Telle est également l’opinion de Christelle Dabos : « Ma fiction est vraie, car tout ce que je ressens l’est. Je suis investie dans mon histoire, les émotions de mes personnages sont les miennes, analyse l’auteure de La Passe-Miroir, dont le deuxième tome vient de paraître (lire ci-contre). Je les vis et les transmets. » Et, pour les jeunes, il est parfois plus facile de s’identifier à un personnage imaginaire, y compris le protagoniste d’une dystopie ou d’une allégorie, qu’à un individu réel.

Sentiments ambivalents

« Peter Pan a une dimension symbolique, rappelle Edwige Chirouter, maître de conférences à l’université de Nantes et coordinatrice de la chaire Unesco sur la pratique de la philosophie avec les enfants, que les jeunes sont capables de saisir et dans laquelle ils reconnaissent leur propre expérience. Un récit a toujours plus de force argumentative et de valeur d’expérience qu’une expérience personnelle. » Ils s’attachent à la peur de grandir de ­Peter Pan, peu importe qu’il soit une chimère. « La dimension hyperfictionnelle du récit fantastique est plus à même de faire comprendre le réel, car il introduit une distance », poursuit Edwige Chirouter. D’où la passion des enfants pour les contes et les mythes qui rendent intelligibles des sentiments ambivalents et des sujets complexes, comme Platon l’a fait en évoquant l’anneau magique de Gygès pour expliquer le sens des lois.
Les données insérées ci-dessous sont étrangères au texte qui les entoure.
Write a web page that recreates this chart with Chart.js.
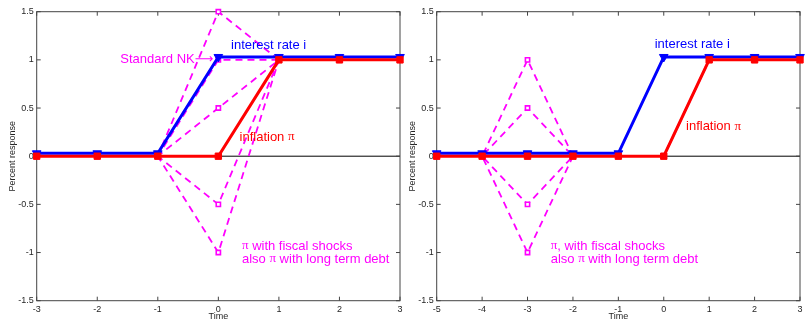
<!DOCTYPE html>
<html>
<head>
<meta charset="utf-8">
<script src="https://cdn.jsdelivr.net/npm/chart.js@4.4.0/dist/chart.umd.min.js"></script>
<style>
  html, body { margin: 0; padding: 0; background: #fff; }
  #wrap { position: relative; width: 806px; height: 321px; overflow: hidden; }
  canvas { position: absolute; top: 0; }
  #left { left: 0; }
  #right { left: 400px; }
</style>
</head>
<body>
<div id="wrap">
  <canvas id="left" width="406" height="321"></canvas>
  <canvas id="right" width="406" height="321"></canvas>
</div>
<script>
// ---- data ----
const yTicks = [-1.5, -1, -0.5, 0, 0.5, 1, 1.5];
const yTickLabels = ['-1.5', '-1', '-0.5', '0', '0.5', '1', '1.5'];

const timeLeft = [-3, -2, -1, 0, 1, 2, 3];
const timeLeftLabels = ['-3', '-2', '-1', '0', '1', '2', '3'];
const rateLeft = [0.03, 0.03, 0.03, 1.03, 1.03, 1.03, 1.03];
const inflationLeft = [0, 0, 0, 0, 1, 1, 1];
const standardNK = [0, 0, 0, 1, 1, 1, 1];
const fiscalLeftA = [0, 0, 0, 1.5, 1, 1, 1];
const fiscalLeftB = [0, 0, 0, 0.5, 1, 1, 1];
const fiscalLeftC = [0, 0, 0, -0.5, 1, 1, 1];
const fiscalLeftD = [0, 0, 0, -1, 1, 1, 1];

const timeRight = [-5, -4, -3, -2, -1, 0, 1, 2, 3];
const timeRightLabels = ['-5', '-4', '-3', '-2', '-1', '0', '1', '2', '3'];
const rateRight = [0.03, 0.03, 0.03, 0.03, 0.03, 1.03, 1.03, 1.03, 1.03];
const inflationRight = [0, 0, 0, 0, 0, 0, 1, 1, 1];
const fiscalRightA = [0, 0, 1, 0, 0, 0, 1, 1, 1];
const fiscalRightB = [0, 0, 0.5, 0, 0, 0, 1, 1, 1];
const fiscalRightC = [0, 0, -0.5, 0, 0, 0, 1, 1, 1];
const fiscalRightD = [0, 0, -1, 0, 0, 0, 1, 1, 1];

const SANS = 'Liberation Sans';
const SERIF = 'Liberation Serif';
const DEJAVU = 'DejaVu Sans';
const BLUE = '#0000ff';
const RED = '#ff0000';
const MAGENTA = '#ff00ff';
const AXIS = '#262626';

const pts = (xs, ys) => xs.map((x, i) => ({ x: x, y: ys[i] }));

// frame, inward ticks and zero line, drawn under the data
const framePlugin = {
  id: 'frame',
  beforeDatasetsDraw(chart) {
    const { ctx, chartArea: a, scales: { x, y } } = chart;
    ctx.save();
    const y0 = y.getPixelForValue(0);
    ctx.strokeStyle = '#000';
    ctx.lineWidth = 1;
    ctx.beginPath();
    ctx.moveTo(a.left, y0);
    ctx.lineTo(a.right, y0);
    ctx.stroke();

    ctx.strokeStyle = '#444';
    ctx.strokeRect(a.left, a.top, a.right - a.left, a.bottom - a.top);
    ctx.beginPath();
    x.ticks.forEach(t => {
      const px = x.getPixelForValue(t.value);
      ctx.moveTo(px, a.bottom); ctx.lineTo(px, a.bottom - 4);
      ctx.moveTo(px, a.top); ctx.lineTo(px, a.top + 4);
    });
    y.ticks.forEach(t => {
      const py = y.getPixelForValue(t.value);
      ctx.moveTo(a.left, py); ctx.lineTo(a.left + 4, py);
      ctx.moveTo(a.right, py); ctx.lineTo(a.right - 4, py);
    });
    ctx.stroke();
    ctx.restore();
  }
};

// text notes placed in data coordinates, mixing sans text with a serif pi
const notesPlugin = {
  id: 'notes',
  afterDatasetsDraw(chart, args, opts) {
    const { ctx, scales: { x, y } } = chart;
    ctx.save();
    ctx.textBaseline = 'middle';
    ctx.textAlign = 'left';
    (opts.items || []).forEach(n => {
      let px = x.getPixelForValue(n.x);
      const py = y.getPixelForValue(n.y);
      ctx.fillStyle = n.color;
      n.parts.forEach(([txt, fam]) => {
        ctx.font = '13px "' + fam + '"';
        ctx.fillText(txt, px, py);
        px += ctx.measureText(txt).width;
      });
    });
    ctx.restore();
  }
};

function fiscalSet(xs, ys) {
  return {
    data: pts(xs, ys),
    borderColor: MAGENTA,
    borderWidth: 1.8,
    borderDash: [7, 5],
    pointStyle: 'rect',
    pointRadius: 3,
    pointBorderWidth: 1.6,
    pointBorderColor: MAGENTA,
    pointBackgroundColor: '#ffffff',
    tension: 0,
    clip: false
  };
}

function makeChart(id, time, timeLabels, rate, inflation, fiscals, notes, padRight) {
  const datasets = [
    {
      data: pts(time, inflation),
      borderColor: RED,
      borderWidth: 3,
      pointStyle: 'rect',
      pointRadius: 4.5,
      pointBorderWidth: 1,
      pointBorderColor: RED,
      pointBackgroundColor: RED,
      tension: 0,
      clip: false
    },
    {
      data: pts(time, rate),
      borderColor: BLUE,
      borderWidth: 3,
      pointStyle: 'triangle',
      rotation: 180,
      pointRadius: 5,
      pointBorderWidth: 1,
      pointBorderColor: BLUE,
      pointBackgroundColor: BLUE,
      tension: 0,
      clip: false
    }
  ].concat(fiscals.map(f => fiscalSet(time, f)));

  return new Chart(document.getElementById(id), {
    type: 'line',
    data: { datasets: datasets },
    options: {
      responsive: false,
      animation: false,
      events: [],
      layout: { padding: { top: 11.7, right: padRight, left: 0, bottom: 0 } },
      plugins: {
        legend: { display: false },
        tooltip: { enabled: false },
        notes: { items: notes }
      },
      scales: {
        x: {
          type: 'linear',
          min: time[0],
          max: time[time.length - 1],
          afterBuildTicks: s => { s.ticks = time.map(v => ({ value: v })); },
          afterFit: s => { s.height = 20.3; },
          grid: { display: false, drawTicks: false },
          border: { display: false },
          ticks: {
            autoSkip: false,
            maxRotation: 0,
            padding: 3,
            color: AXIS,
            font: { family: SANS, size: 9 },
            callback: (v, i) => timeLabels[i]
          },
          title: {
            display: true,
            text: 'Time',
            color: AXIS,
            font: { family: SANS, size: 9, lineHeight: 1 },
            padding: { top: 0, bottom: 0 }
          }
        },
        y: {
          min: -1.5,
          max: 1.5,
          afterBuildTicks: s => { s.ticks = yTicks.map(v => ({ value: v })); },
          afterFit: s => { s.width = 36.7; },
          grid: { display: false, drawTicks: false },
          border: { display: false },
          ticks: {
            autoSkip: false,
            padding: 3,
            color: AXIS,
            font: { family: SANS, size: 9 },
            callback: (v, i) => yTickLabels[i]
          },
          title: {
            display: true,
            text: 'Percent response',
            color: AXIS,
            font: { family: SANS, size: 9, lineHeight: 1 },
            padding: { top: 8, bottom: 0 }
          }
        }
      }
    },
    plugins: [framePlugin, notesPlugin]
  });
}

makeChart('left', timeLeft, timeLeftLabels, rateLeft, inflationLeft,
  [standardNK, fiscalLeftA, fiscalLeftB, fiscalLeftC, fiscalLeftD],
  [
    { x: 0.21, y: 1.155, color: BLUE, parts: [['interest rate i', SANS]] },
    { x: -1.62, y: 1.0, color: MAGENTA, parts: [['Standard NK', SANS], ['\u27F6', DEJAVU]] },
    { x: 0.35, y: 0.2, color: RED, parts: [['inflation ', SANS], ['\u03C0', SERIF]] },
    { x: 0.39, y: -0.932, color: MAGENTA, parts: [['\u03C0', SERIF], [' with fiscal shocks', SANS]] },
    { x: 0.39, y: -1.067, color: MAGENTA, parts: [['also ', SANS], ['\u03C0', SERIF], [' with long term debt', SANS]] }
  ], 3.5);

makeChart('right', timeRight, timeRightLabels, rateRight, inflationRight,
  [fiscalRightA, fiscalRightB, fiscalRightC, fiscalRightD],
  [
    { x: -0.2, y: 1.162, color: BLUE, parts: [['interest rate i', SANS]] },
    { x: 0.49, y: 0.306, color: RED, parts: [['inflation ', SANS], ['\u03C0', SERIF]] },
    { x: -2.49, y: -0.932, color: MAGENTA, parts: [['\u03C0', SERIF], [', with fiscal shocks', SANS]] },
    { x: -2.49, y: -1.067, color: MAGENTA, parts: [['also ', SANS], ['\u03C0', SERIF], [' with long term debt', SANS]] }
  ], 2.7);
</script>
</body>
</html>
Et c’est bien peut-être ce qui fait l’immense richesse des livres pour enfants, cette audace à investir tous les registres sans y perdre en crédit. « Dans la littérature adulte aujourd’hui, on parle surtout d’expériences singulières, remarque Clémentine Beauvais, chercheuse en sociologie et en philosophie de l’enfance à l’université de Cambridge (Royaume-Uni), également écrivaine (Comme des images, Les Petites Reines, Sarbacane, 2014 et 2015). On a perdu cette ambition de vérité universelle. » A laquelle la littérature jeunesse, elle, avec ses héros et ses dragons, ses fermières et ses sorcières, continue de prétendre.